The cancellation of the shipment was just one of the setbacks that aid agencies faced in battling the cholera epidemic that has left nearly 3,000 Yemenis dead.

In some cases, treatment centres for people who had contracted cholera existed only on paper even though the UN had disbursed money to bankroll their operations, according to two aid officials familiar with the centres.

The AP’s examination of the efforts to fight the disease in Yemen drew on confidential documents and interviews with 29 people, including aid officials previously based in the country and officials from health ministries run by both the Al Houthi rebels and the internationally recognised government in the south. Almost all of these individuals — including six relief and health officials who say the Al Houthis were responsible for cancellation of the 2017 vaccine shipment — spoke on condition of anonymity out of fear of retaliation.

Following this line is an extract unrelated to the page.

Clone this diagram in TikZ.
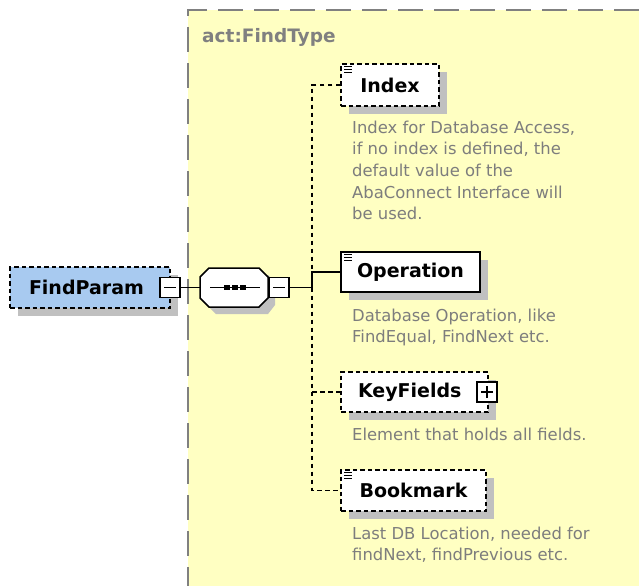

Cholera spread across Yemen in late 2016 and throughout much of 2017 and 2018. It ebbed late last year, but has again picked up in 2019. A new surge in the disease has produced roughly 150,000 suspected cholera cases and nearly 300 deaths since the start of this year. The first cholera vaccine drives in Yemen didn’t start until May 2018 in the south and August 2018 in the north, aid and health officials told the AP.

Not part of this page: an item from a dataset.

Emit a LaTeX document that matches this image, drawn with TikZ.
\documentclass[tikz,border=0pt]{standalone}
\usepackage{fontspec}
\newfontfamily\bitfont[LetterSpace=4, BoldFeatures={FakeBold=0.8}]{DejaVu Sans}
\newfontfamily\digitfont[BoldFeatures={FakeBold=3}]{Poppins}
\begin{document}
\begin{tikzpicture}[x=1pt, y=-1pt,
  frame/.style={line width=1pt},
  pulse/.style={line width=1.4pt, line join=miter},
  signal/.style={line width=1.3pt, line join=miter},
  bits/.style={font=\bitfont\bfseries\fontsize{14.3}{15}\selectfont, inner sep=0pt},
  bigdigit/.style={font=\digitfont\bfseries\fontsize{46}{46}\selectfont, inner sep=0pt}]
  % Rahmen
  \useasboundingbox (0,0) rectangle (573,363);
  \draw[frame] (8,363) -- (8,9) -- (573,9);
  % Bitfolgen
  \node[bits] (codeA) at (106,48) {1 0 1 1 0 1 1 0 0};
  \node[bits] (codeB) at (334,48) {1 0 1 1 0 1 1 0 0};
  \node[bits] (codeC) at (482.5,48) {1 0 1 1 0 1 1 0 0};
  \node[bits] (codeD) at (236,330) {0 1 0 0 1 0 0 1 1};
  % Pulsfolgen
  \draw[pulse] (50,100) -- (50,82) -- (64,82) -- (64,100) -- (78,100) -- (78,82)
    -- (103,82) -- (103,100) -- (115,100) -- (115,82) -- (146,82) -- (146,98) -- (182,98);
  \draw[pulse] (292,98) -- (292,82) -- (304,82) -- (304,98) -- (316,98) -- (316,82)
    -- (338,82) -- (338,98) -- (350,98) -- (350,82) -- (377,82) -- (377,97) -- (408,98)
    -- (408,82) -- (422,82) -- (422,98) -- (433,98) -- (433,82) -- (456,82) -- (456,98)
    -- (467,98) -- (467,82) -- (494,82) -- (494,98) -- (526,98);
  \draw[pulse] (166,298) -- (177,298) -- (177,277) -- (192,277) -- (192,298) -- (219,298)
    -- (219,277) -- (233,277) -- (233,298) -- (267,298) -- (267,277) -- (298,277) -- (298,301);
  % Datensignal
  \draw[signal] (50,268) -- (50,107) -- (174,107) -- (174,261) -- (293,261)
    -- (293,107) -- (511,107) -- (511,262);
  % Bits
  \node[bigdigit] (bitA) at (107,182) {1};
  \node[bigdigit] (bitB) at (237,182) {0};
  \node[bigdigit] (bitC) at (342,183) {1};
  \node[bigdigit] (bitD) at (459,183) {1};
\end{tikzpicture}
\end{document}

More than 19 million of Yemen’s 29 million people don’t have access to adequate health care, and more than 17 million don’t have clean water, according to the UN. Those are prime conditions for the spread of cholera, a disease caused by faeces-tainted water and food. Cholera can kill swiftly if untreated, its victims drained by diarrhoea, vomiting and fever.

Some 2.5 million doses of the cholera vaccine have been transported into Yemen by the UN since mid-2018. It’s unclear how many of them have been administered to people in target populations. Two Al Houthi officials confirmed to the AP that nearly 1.2 million doses remain stored in warehouses in Sana’a, the militia-occupied capital. The Health Ministry there plans to distribute those doses soon in two northern districts, one of the officials said.

Hager Taher, a 27-year-old mother of two, was one of hundreds who died from cholera in the months after the July 2017 vaccine delivery had been called off. Taher was in the last days of pregnancy, living in the village of Al Ghareb, in the Al Houthi-controlled northern province of Hajjah, when she began vomiting and showing cholera-like symptoms.

Taher was sent to a hospital run by Doctors Without Borders in the city of Abs. Soon she developed complications and was moved to another hospital nearby. It was there, in September 2017, that she died. Her child was born alive but died four days later.

“It’s God’s will,” her husband, Mohammad Hassan, told the AP. “There’s nothing to do.”